Your objective: Below are some records. Output the lines from the first one through the line that holds "import pandas as pd", exactly as written, with no pictures.

Stored data:

---

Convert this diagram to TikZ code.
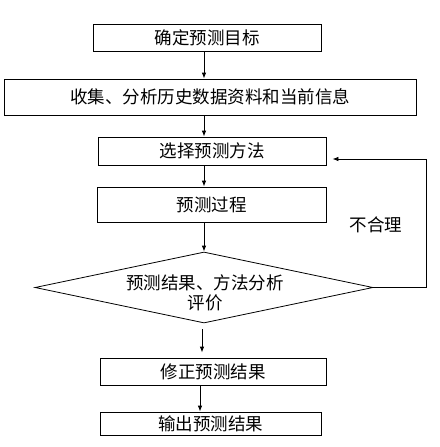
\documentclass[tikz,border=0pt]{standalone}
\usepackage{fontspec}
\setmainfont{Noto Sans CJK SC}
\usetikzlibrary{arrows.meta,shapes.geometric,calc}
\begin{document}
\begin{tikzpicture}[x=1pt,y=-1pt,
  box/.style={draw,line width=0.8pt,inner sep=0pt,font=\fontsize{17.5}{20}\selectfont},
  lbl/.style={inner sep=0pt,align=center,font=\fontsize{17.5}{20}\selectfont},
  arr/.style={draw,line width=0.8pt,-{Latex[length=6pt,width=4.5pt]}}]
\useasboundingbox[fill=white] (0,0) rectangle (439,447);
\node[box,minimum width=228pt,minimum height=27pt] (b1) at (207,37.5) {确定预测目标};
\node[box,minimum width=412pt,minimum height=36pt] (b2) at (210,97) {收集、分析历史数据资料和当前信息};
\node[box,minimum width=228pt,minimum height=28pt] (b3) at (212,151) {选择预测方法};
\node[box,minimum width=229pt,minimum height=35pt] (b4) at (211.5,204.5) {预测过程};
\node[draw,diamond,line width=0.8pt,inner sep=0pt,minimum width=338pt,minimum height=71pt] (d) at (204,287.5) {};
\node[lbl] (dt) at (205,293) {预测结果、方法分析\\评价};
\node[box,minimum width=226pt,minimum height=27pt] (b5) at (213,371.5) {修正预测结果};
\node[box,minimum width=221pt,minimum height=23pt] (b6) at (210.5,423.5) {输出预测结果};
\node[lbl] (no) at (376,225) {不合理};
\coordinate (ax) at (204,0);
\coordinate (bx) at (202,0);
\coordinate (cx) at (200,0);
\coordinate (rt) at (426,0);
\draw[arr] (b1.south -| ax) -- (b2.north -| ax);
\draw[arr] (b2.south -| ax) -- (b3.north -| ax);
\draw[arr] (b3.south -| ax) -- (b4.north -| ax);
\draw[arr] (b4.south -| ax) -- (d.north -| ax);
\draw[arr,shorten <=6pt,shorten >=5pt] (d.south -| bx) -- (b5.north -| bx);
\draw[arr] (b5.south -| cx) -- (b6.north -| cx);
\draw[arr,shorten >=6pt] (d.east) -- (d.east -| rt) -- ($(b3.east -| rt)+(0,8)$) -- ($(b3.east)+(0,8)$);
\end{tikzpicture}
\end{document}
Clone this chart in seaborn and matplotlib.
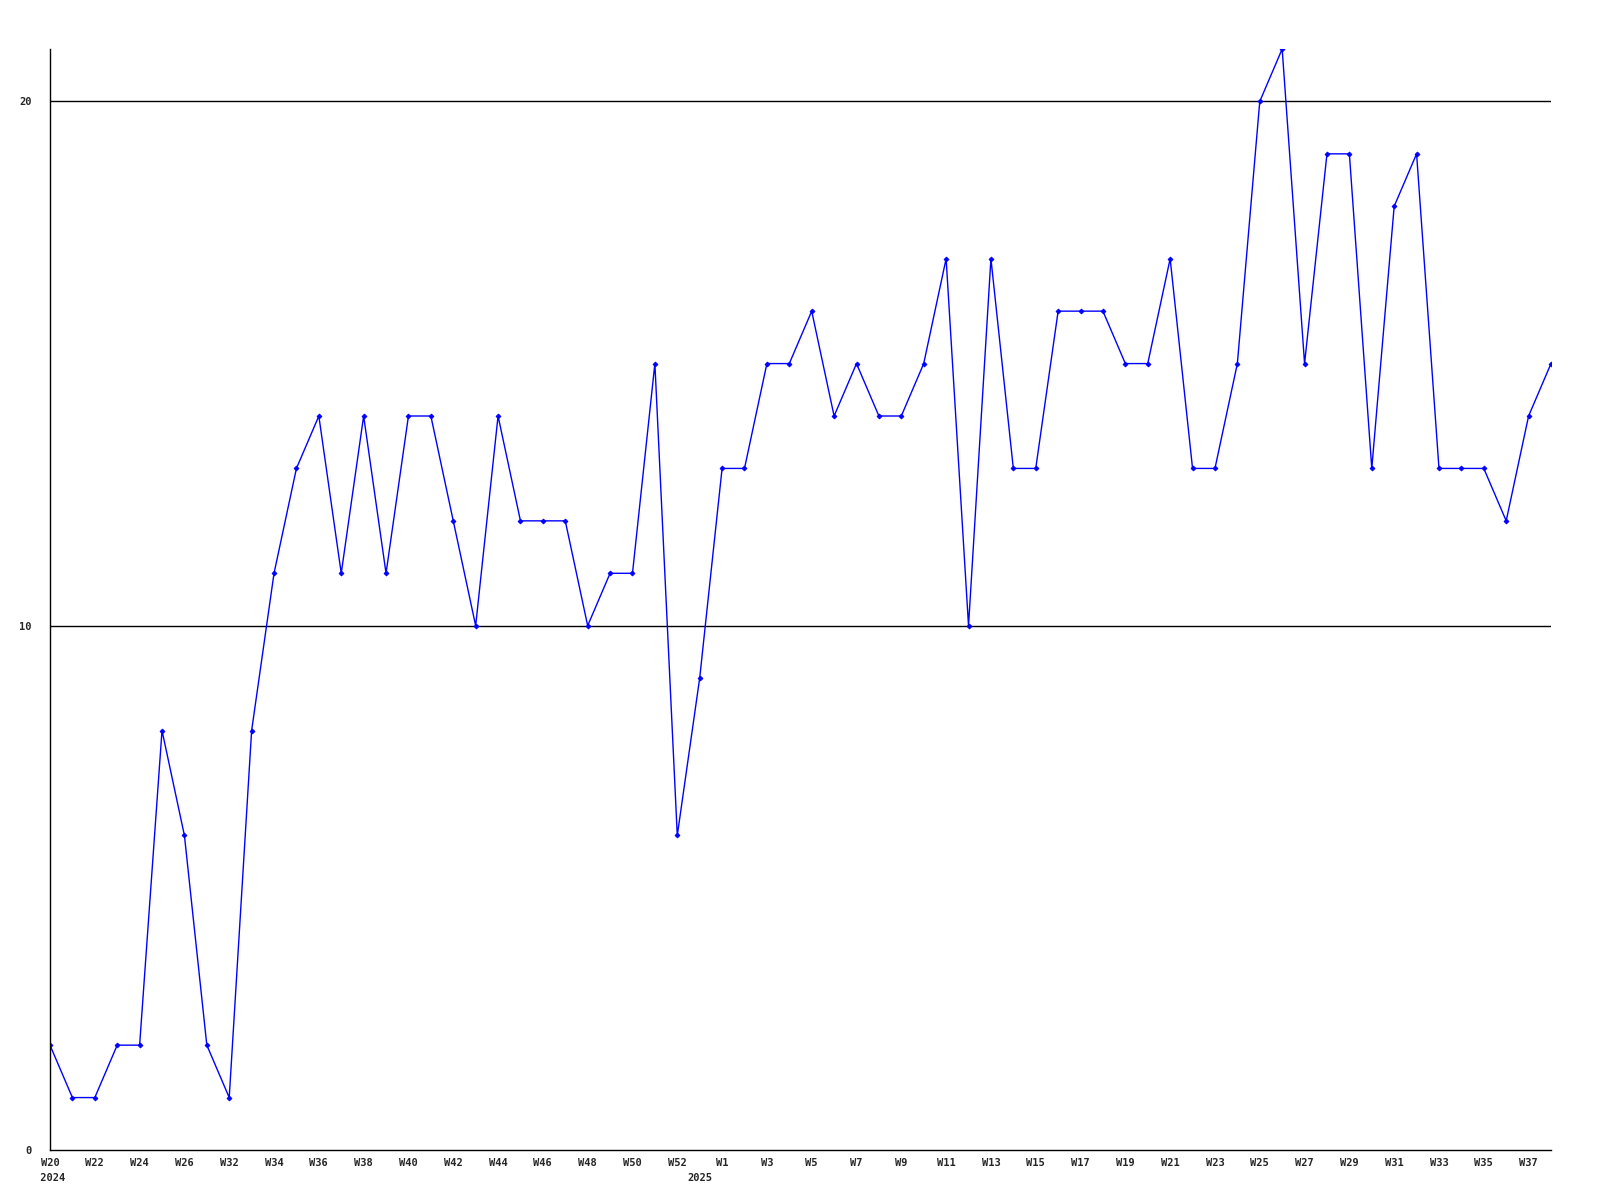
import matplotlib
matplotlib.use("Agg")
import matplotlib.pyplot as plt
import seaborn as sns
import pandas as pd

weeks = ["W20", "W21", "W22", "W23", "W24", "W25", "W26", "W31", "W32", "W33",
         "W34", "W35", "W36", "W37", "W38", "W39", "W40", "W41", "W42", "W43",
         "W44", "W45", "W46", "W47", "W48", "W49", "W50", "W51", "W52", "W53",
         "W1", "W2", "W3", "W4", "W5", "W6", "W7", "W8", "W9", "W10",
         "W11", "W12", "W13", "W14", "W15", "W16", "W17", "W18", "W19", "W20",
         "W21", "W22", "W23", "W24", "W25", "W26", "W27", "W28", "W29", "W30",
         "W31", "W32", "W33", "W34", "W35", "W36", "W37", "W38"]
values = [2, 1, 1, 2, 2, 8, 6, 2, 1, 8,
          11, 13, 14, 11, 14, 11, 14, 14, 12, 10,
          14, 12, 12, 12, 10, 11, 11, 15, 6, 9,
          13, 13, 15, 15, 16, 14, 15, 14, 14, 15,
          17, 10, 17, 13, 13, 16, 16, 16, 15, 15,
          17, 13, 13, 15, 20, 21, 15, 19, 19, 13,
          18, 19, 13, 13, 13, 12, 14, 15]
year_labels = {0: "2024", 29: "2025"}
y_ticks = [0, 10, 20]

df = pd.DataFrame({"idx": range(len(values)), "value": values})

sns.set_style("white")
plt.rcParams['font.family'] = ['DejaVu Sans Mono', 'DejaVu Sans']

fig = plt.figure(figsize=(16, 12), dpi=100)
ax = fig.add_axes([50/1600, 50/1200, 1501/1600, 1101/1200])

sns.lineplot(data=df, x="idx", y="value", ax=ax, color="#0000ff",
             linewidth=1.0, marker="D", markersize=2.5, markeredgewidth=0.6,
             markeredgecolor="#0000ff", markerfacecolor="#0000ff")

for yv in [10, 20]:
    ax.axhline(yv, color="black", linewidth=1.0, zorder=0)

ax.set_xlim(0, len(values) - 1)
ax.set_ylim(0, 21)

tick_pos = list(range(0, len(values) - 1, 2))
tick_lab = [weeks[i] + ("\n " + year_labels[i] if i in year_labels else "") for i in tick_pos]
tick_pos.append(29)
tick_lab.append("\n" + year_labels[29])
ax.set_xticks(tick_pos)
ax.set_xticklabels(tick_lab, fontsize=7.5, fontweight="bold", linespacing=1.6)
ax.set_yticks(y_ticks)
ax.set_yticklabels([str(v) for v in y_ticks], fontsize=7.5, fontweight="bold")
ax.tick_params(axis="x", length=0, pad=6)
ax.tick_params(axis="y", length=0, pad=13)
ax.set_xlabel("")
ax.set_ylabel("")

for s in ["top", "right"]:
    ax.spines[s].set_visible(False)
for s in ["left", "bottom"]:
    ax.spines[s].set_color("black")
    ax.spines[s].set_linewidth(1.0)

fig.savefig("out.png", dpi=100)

---

Result for this task:
Convert this diagram to TikZ code.
\documentclass[tikz,border=0pt]{standalone}
\usepackage{fontspec}
\setmainfont{Noto Sans CJK SC}
\usetikzlibrary{arrows.meta,shapes.geometric,calc}
\begin{document}
\begin{tikzpicture}[x=1pt,y=-1pt,
  box/.style={draw,line width=0.8pt,inner sep=0pt,font=\fontsize{17.5}{20}\selectfont},
  lbl/.style={inner sep=0pt,align=center,font=\fontsize{17.5}{20}\selectfont},
  arr/.style={draw,line width=0.8pt,-{Latex[length=6pt,width=4.5pt]}}]
\useasboundingbox[fill=white] (0,0) rectangle (439,447);
\node[box,minimum width=228pt,minimum height=27pt] (b1) at (207,37.5) {确定预测目标};
\node[box,minimum width=412pt,minimum height=36pt] (b2) at (210,97) {收集、分析历史数据资料和当前信息};
\node[box,minimum width=228pt,minimum height=28pt] (b3) at (212,151) {选择预测方法};
\node[box,minimum width=229pt,minimum height=35pt] (b4) at (211.5,204.5) {预测过程};
\node[draw,diamond,line width=0.8pt,inner sep=0pt,minimum width=338pt,minimum height=71pt] (d) at (204,287.5) {};
\node[lbl] (dt) at (205,293) {预测结果、方法分析\\评价};
\node[box,minimum width=226pt,minimum height=27pt] (b5) at (213,371.5) {修正预测结果};
\node[box,minimum width=221pt,minimum height=23pt] (b6) at (210.5,423.5) {输出预测结果};
\node[lbl] (no) at (376,225) {不合理};
\coordinate (ax) at (204,0);
\coordinate (bx) at (202,0);
\coordinate (cx) at (200,0);
\coordinate (rt) at (426,0);
\draw[arr] (b1.south -| ax) -- (b2.north -| ax);
\draw[arr] (b2.south -| ax) -- (b3.north -| ax);
\draw[arr] (b3.south -| ax) -- (b4.north -| ax);
\draw[arr] (b4.south -| ax) -- (d.north -| ax);
\draw[arr,shorten <=6pt,shorten >=5pt] (d.south -| bx) -- (b5.north -| bx);
\draw[arr] (b5.south -| cx) -- (b6.north -| cx);
\draw[arr,shorten >=6pt] (d.east) -- (d.east -| rt) -- ($(b3.east -| rt)+(0,8)$) -- ($(b3.east)+(0,8)$);
\end{tikzpicture}
\end{document}
Clone this chart in seaborn and matplotlib.
import matplotlib
matplotlib.use("Agg")
import matplotlib.pyplot as plt
import seaborn as sns
import pandas as pd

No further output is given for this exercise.